Spath Peninsula is an ice-free peninsula, 6.5 km, forming the northeast extremity of Snow Hill Island. Historic Nordenskjold's Hut, Antarctic Historic Site #28, is located on the west coast of the peninsula. The Karlsen Cliffs form the peninsula's northwest coast. Wickens Gully, a water-cut ravine, cuts into clay-rich rocks on the peninsula's east side.
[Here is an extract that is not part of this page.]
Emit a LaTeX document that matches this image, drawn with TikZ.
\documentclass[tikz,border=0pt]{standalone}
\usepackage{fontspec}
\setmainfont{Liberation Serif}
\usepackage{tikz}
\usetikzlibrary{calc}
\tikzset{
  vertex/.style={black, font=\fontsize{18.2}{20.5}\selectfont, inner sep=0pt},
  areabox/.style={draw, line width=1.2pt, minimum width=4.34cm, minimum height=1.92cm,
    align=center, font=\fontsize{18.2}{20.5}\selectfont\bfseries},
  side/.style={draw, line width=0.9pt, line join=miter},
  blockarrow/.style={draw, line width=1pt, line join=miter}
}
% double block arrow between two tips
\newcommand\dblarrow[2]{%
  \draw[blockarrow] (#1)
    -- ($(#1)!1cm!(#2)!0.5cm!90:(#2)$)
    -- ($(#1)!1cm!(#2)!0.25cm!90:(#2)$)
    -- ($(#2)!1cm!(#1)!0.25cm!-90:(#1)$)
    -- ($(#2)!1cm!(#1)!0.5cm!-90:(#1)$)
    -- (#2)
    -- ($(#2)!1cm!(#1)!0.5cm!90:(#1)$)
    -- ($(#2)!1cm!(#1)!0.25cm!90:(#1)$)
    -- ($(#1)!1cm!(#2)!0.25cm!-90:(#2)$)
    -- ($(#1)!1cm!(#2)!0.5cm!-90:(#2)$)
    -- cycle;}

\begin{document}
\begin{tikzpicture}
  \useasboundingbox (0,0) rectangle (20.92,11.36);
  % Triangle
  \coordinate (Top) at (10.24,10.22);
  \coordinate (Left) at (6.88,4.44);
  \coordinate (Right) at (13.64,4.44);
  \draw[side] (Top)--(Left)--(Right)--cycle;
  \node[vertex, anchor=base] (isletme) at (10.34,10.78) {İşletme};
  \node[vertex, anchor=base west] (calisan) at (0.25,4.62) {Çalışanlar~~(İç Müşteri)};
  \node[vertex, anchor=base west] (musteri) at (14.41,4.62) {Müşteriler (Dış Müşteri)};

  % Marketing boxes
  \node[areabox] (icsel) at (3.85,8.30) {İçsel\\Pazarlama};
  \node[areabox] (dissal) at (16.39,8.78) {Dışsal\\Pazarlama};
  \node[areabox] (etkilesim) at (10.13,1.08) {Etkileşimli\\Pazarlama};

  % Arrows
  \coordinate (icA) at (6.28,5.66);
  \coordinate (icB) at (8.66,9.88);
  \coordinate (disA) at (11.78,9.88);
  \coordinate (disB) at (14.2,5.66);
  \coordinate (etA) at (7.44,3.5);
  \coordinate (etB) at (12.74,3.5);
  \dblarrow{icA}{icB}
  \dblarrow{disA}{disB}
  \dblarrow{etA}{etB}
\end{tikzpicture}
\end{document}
The peninsula has several distinct hills on it. Thyasira Hill is a distinctive hill within a group of smaller hills rising to about 60 m tall, 250–300 m south of Nordenskjold's Hut. Tesore Hill rises about 160 m high on the east side of the peninsula.

== Naming ==
The peninsula and its features were named by the United Kingdom Antarctic Place-Names Committee (UK-APC) in 1995. The peninsula was named for Leonard Frank Spath (1882–1957), eminent UK paleontologist. The cliffs and gully were named for Anders Karlsen, First Engineer on the Swedish Antarctic Expedition, 1901–04 and Professor Otto Wilckens, eminent German paleontologist, respectively. Thyasira Hill was named because of the abundance of the fossil bivalve mollusk Thyasira townsendi found in this area. Tesore Hill is the English translation of the original Argentine name "Cerro Tesore".